Characterising the nonequilibrium stationary states of Ornstein-Uhlenbeck processes

TL;DR

This paper characterizes the nonequilibrium stationary states of multivariate Ornstein-Uhlenbeck processes, deriving explicit formulas for key quantities and illustrating them with models like spin systems and electrical circuits.

Contribution

It provides closed-form expressions for entropy production and fluctuation ratios in linear Langevin systems, extending understanding of irreversibility in such processes.

Findings

Stationary state of the spin model is independent of asymmetry on a ring.

Entropy production rate scales linearly with size in RL networks.

In RC networks, entropy production grows quadratically, violating extensivity.

Abstract

We characterise the nonequilibrium stationary state of a generic multivariate Ornstein-Uhlenbeck process involving $N$ degrees of freedom.
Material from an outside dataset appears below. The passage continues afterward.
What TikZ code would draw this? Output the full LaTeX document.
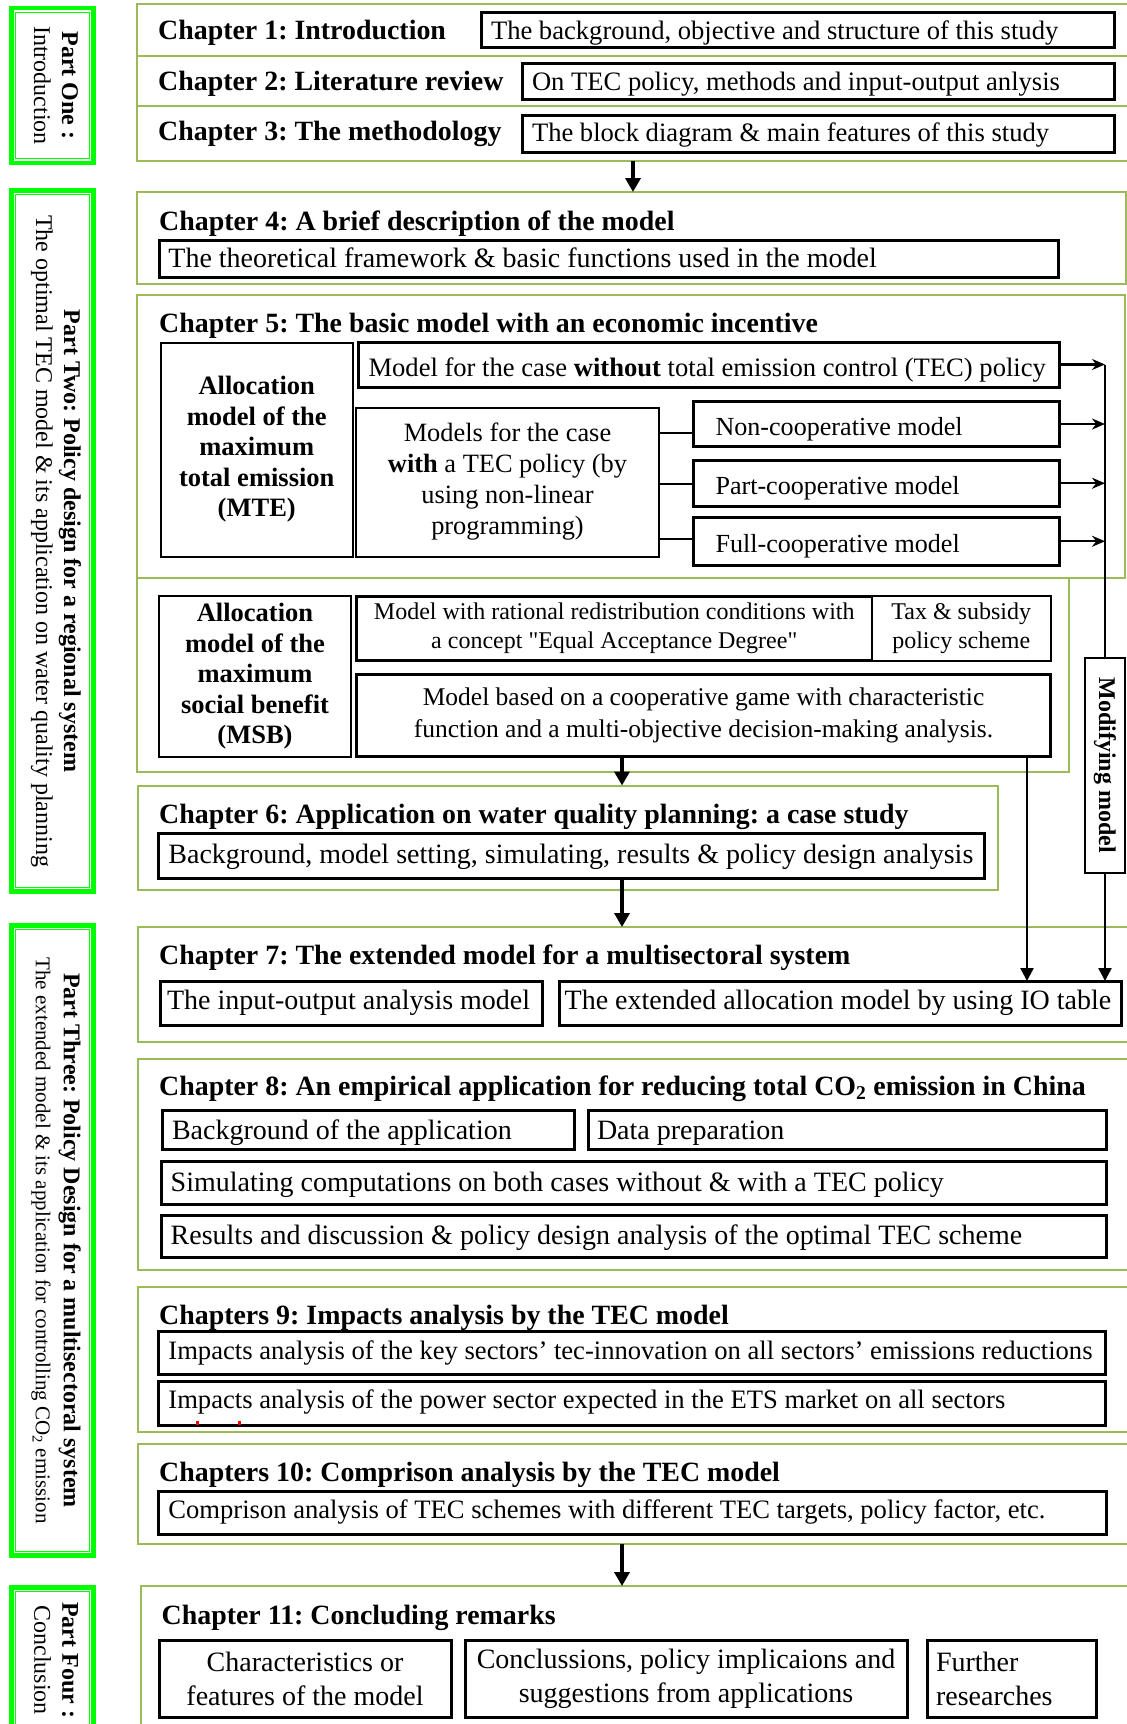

The irreversibility of the process is encoded in the antisymmetric part of the Onsager matrix. The linearity of the Langevin equations allows us to derive closed-form expressions in terms of the latter matrix for many quantities of interest, including the entropy production rate and the fluctuation-dissipation ratio matrix. This general setting is then illustrated by two classes of systems. First, we consider the one-dimensional ferromagnetic Gaussian spin model endowed with a stochastic dynamics where spatial asymmetry results in irreversibility. The stationary state on a ring is independent of the asymmetry parameter, whereas it depends continuously on the latter on an open chain. Much attention is also paid to finite-size effects, especially near the critical point. Second, we consider arrays of resistively coupled electrical circuits. The entropy production rate is evaluated in the regime where the local temperatures of the resistors have small fluctuations. For $RL$ networks the entropy production rate grows linearly with the size of the array. For $RC$ networks a quadratic growth law violating extensivity is predicted.